# Gel !



## Luminista

Merhabalar,

If someone asks someone else to come, is it correct to answer " Gel !" for "i'm coming".
Is it commun? Is this a mistake? Is it better to say "geliyorum" ?

How can we say "come here!", "Buraya gel!"?

Thanks in advance


----------



## rainarc

Buraya gel est correcte

pour "je viens", il faut dire "geliyorum". "Gel" c'est l'impérative du verbe venir à la deuxième personne du singulier.


----------



## Luminista

rainarc said:


> Buraya gel est correcte
> 
> pour "je viens", il faut dire "geliyorum". "Gel" c'est l'impérative du verbe venir à la deuxième personne du singulier.


 
J'avais entendu dire une personne : Gel ! à une personne qui l'appellait, ça m'a parru bizarre. Peut-être a-t-elle dit cela dans la précipitation.

Merci beaucoup rainarc : )


----------



## rainarc

c'était peut être une riposte pour dire que c'est l'autre qui devrait venir..
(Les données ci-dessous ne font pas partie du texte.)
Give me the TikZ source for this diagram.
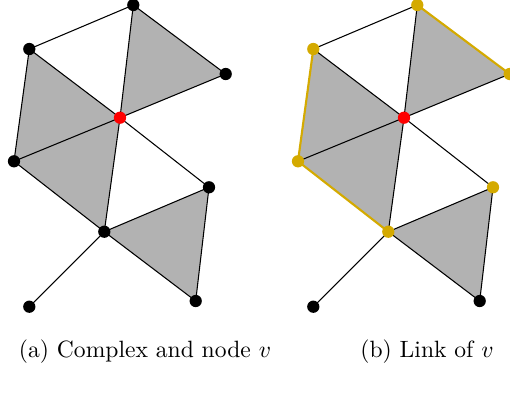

mais tu dis pas "Gel" pour dire "ok, je viens " en tout cas.

je vous en prie


----------



## xebonyx

You can say "buraya gel" or "gel buraya". They're _essentially_ the same.


----------



## Luminista

xebonyx said:


> You can say "buraya gel" or "gel buraya". They're _essentially_ the same.


 
Thank you xebonyx


----------